Last month the lawmakers sent similar letters to a dozen former higher-ranking intelligence officials including former CIA Director John O. Brennan, former Director of National Intelligence James R. Clapper Jr., former National Security Agency Director Michael Hayden and former Under Secretary of Defense for Intelligence Michael G. Vickers.

Republicans have accused the officials of acting as political operatives on behalf of Democrats in their attempts to discredit the now widely authenticated laptop.

The Post’s report, published on Oct. 14, 2020, uncovered an avalanche of embarrassing emails, photos and text messages pulled from the laptop computer about Hunter Biden’s struggles with addiction and his hugely profitable foreign business dealings that critics say smack of influence peddling.

The emails refuted Mr. Biden’s claims that he never spoke with his son about overseas business deals.

The newspaper’s report also contained embarrassing photos of Hunter Biden recovered from the laptop, including one of him passed out with a crack pipe in his mouth.

Mr. Biden’s campaign branded the now-authenticated laptop as Russian disinformation. The more than 50 former U.S. senior intelligence officials backed that explanation in their open letter to the public.

“Your public statement served as a basis for Democrat operatives to try to delegitimize the scandalous allegations about Hunter Biden and the Biden family,” Mr. Jordan wrote in a previous letter requesting answers from Mr. Clapper. “The Biden campaign repeatedly cited your statement to dismiss the allegations against Hunter Biden.”

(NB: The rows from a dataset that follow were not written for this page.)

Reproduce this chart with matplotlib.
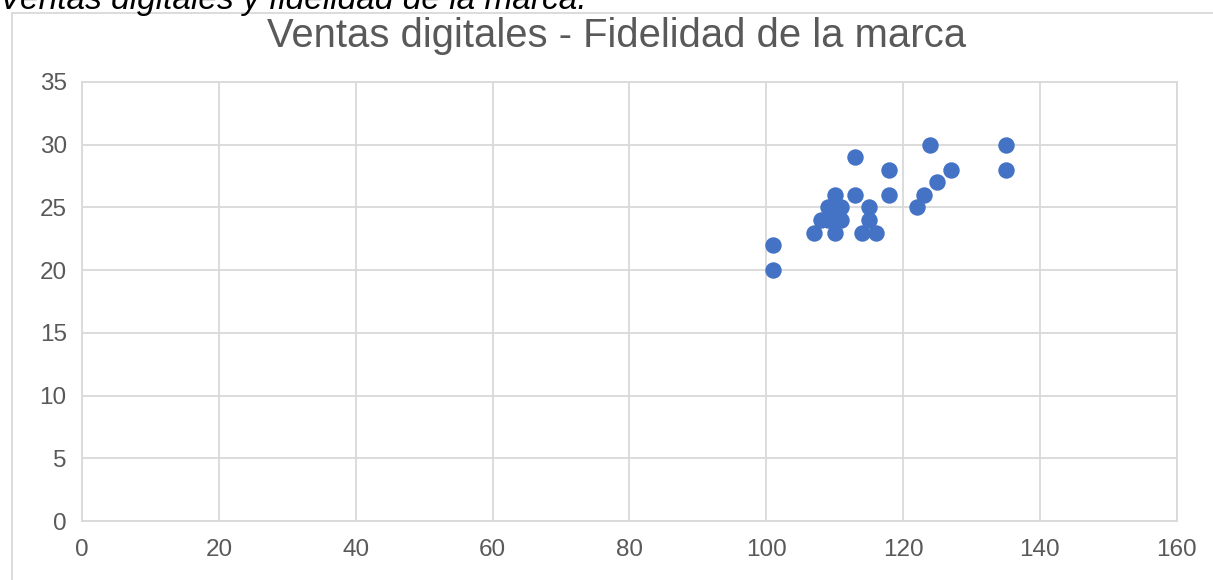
import matplotlib
matplotlib.use("Agg")
import matplotlib.pyplot as plt
from matplotlib.lines import Line2D

# data
ventas = [101, 101, 107, 108, 109, 109, 110, 110, 110, 110, 111, 111, 113, 113,
          114, 115, 115, 116, 118, 118, 122, 123, 124, 125, 127, 135, 135]
fidelidad = [22, 20, 23, 24, 25, 24, 26, 25, 24, 23, 25, 24, 29, 26,
             23, 25, 24, 23, 28, 26, 25, 26, 30, 27, 28, 30, 28]
x_ticks = [0, 20, 40, 60, 80, 100, 120, 140, 160]
y_ticks = [0, 5, 10, 15, 20, 25, 30, 35]

title = "Ventas digitales - Fidelidad de la marca"
caption = "Ventas digitales y fidelidad de la marca."

plt.rcParams["font.family"] = ["Liberation Sans", "DejaVu Sans"]

W, H = 1213, 580
fig = plt.figure(figsize=(W / 100, H / 100), dpi=100)
ax = fig.add_axes([82 / W, (H - 521) / H, (1176.7 - 82) / W, (521 - 82) / H])

grid_col = "#D9D9D9"
txt_col = "#595959"

ax.scatter(ventas, fidelidad, s=140, color="#4472C4", zorder=3, linewidths=0)

ax.set_xlim(x_ticks[0], x_ticks[-1])
ax.set_ylim(y_ticks[0], y_ticks[-1])
ax.set_xticks(x_ticks)
ax.set_yticks(y_ticks)
ax.grid(True, color=grid_col, linewidth=1.3)
ax.set_axisbelow(True)
for sp in ax.spines.values():
    sp.set_color(grid_col)
    sp.set_linewidth(1.3)
ax.tick_params(length=0, labelsize=17.5, labelcolor=txt_col)
ax.tick_params(axis="x", pad=13)
ax.tick_params(axis="y", pad=11)

fig.text(617 / W, 1 - 46.7 / H, title, ha="center", va="baseline",
         fontsize=28.8, color=txt_col)

# cut-off caption above the chart frame (the reference shows it clipped too)
fig.text(-1 / W, 1 - 9 / H, caption, ha="left", va="baseline",
         fontsize=24, style="italic", color="black")

# chart frame (top and left edges visible)
fig.add_artist(Line2D([12 / W, 1], [1 - 13 / H, 1 - 13 / H],
                      transform=fig.transFigure, color=grid_col, linewidth=1.3))
fig.add_artist(Line2D([12 / W, 12 / W], [0, 1 - 13 / H],
                      transform=fig.transFigure, color=grid_col, linewidth=1.3))

fig.savefig("out.png", dpi=100)
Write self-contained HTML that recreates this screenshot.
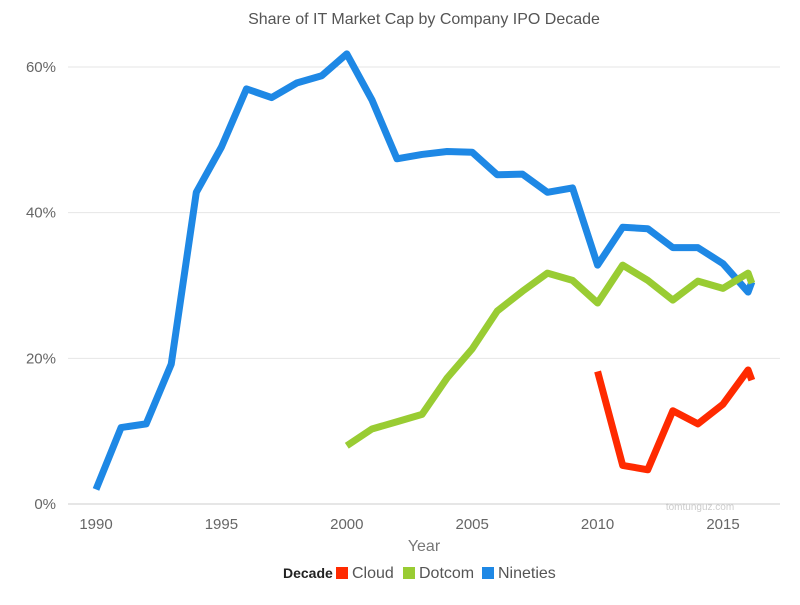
<!DOCTYPE html>
<html><head><meta charset="utf-8"><style>
body{margin:0;background:#fff;font-family:"Liberation Sans",sans-serif}
svg text{font-family:"Liberation Sans",sans-serif}
</style></head><body>
<svg id="chart" width="800" height="600" viewBox="0 0 800 600">
<text x="424" y="24" text-anchor="middle" font-size="16" fill="#555">Share of IT Market Cap by Company IPO Decade</text>
<g id="grid"></g><g id="xt"></g><g id="lines"></g>
<text x="700" y="510" text-anchor="middle" font-size="10" fill="#ccc">tomtunguz.com</text>
<text x="424" y="551" text-anchor="middle" font-size="16" fill="#777">Year</text>
<g font-size="16">
<text x="283" y="578" font-weight="bold" font-size="14" fill="#222">Decade</text>
<rect x="336" y="567" width="12" height="12" fill="#ff2a00"/>
<text x="352" y="578" fill="#555">Cloud</text>
<rect x="403" y="567" width="12" height="12" fill="#99cc33"/>
<text x="419" y="578" fill="#555">Dotcom</text>
<rect x="482" y="567" width="12" height="12" fill="#1e88e5"/>
<text x="498" y="578" fill="#555">Nineties</text>
</g>
</svg>
<script>
const ninetiesYears=[1990,1991,1992,1993,1994,1995,1996,1997,1998,1999,2000,2001,2002,2003,2004,2005,2006,2007,2008,2009,2010,2011,2012,2013,2014,2015,2016,2016.15];
const ninetiesValues=[2,10.5,11,19.2,42.8,49,57,55.8,57.8,58.8,61.8,55.5,47.4,48,48.4,48.3,45.2,45.3,42.8,43.4,32.8,38,37.8,35.2,35.2,33,29.1,30.5];
const dotcomYears=[2000,2001,2002,2003,2004,2005,2006,2007,2008,2009,2010,2011,2012,2013,2014,2015,2016,2016.15];
const dotcomValues=[8,10.3,11.3,12.3,17.3,21.3,26.5,29.2,31.7,30.7,27.6,32.8,30.7,28,30.6,29.6,31.7,30.3];
const cloudYears=[2010,2011,2012,2013,2014,2015,2016,2016.15];
const cloudValues=[18.2,5.3,4.7,12.8,11,13.7,18.4,17];
const yTicks=[0,20,40,60];
const xTicks=[1990,1995,2000,2005,2010,2015];
const X=y=>96+(y-1990)*25.08;
const Y=v=>504-v*7.283;
const NS="http://www.w3.org/2000/svg";
function mk(t,p,a){const e=document.createElementNS(NS,t);for(const k in a)e.setAttribute(k,a[k]);p.appendChild(e);return e;}
const g=document.getElementById('grid');
yTicks.forEach(v=>{
 const l=mk('line',g,{x1:68,x2:780,y1:Y(v),y2:Y(v),stroke:v===0?'#ccc':'#e6e6e6','stroke-width':1});
 
 
 const t=mk('text',g,{x:56,y:Y(v)+5,'text-anchor':'end','font-size':15,fill:'#666'});t.textContent=v+'%';
 
 
});
const xt=document.getElementById('xt');
xTicks.forEach(v=>{
 const t=mk('text',xt,{x:X(v),y:529,'text-anchor':'middle','font-size':15,fill:'#666'});t.textContent=v;
 
 
});
const L=document.getElementById('lines');
[[ninetiesYears,ninetiesValues,'#1e88e5','nineties'],[dotcomYears,dotcomValues,'#99cc33','dotcom'],[cloudYears,cloudValues,'#ff2a00','cloud']].forEach(([xs,vs,c,n])=>{
 const p=mk('polyline',L,{points:xs.map((x,i)=>X(x)+','+Y(vs[i])).join(' '),fill:'none',stroke:c,'stroke-width':7,'stroke-linejoin':'round'});
 
 
});
</script>
</body></html>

Social media platforms, acting on FBI warnings, also began censoring online discussions of the laptop ahead of the presidential election.

Hunter Biden‘s far-flung money-making schemes have raised eyebrows for years about potential influence peddling and possible crimes. He served on the board of a Ukrainian natural gas company, pursued deals with Chinese Communist Party-linked energy tycoons and allegedly pocketed more than $3 million from a Russian businesswoman who is the widow of a former mayor of Moscow.

Republicans, now in the majority in the House, have pledged to probe whether the elder Mr. Biden had any involvement in his son’s international business deals and possibly influence-peddling.

Citing evidence obtained from Hunter Biden‘s laptop and through whistleblowers, House Oversight and Accountability Chairman James Comer, Kentucky Republican, said his committee had uncovered a “decade-long pattern of influence peddling, national security risks and political cover-ups” committed by the Biden family with the knowledge and involvement of the president.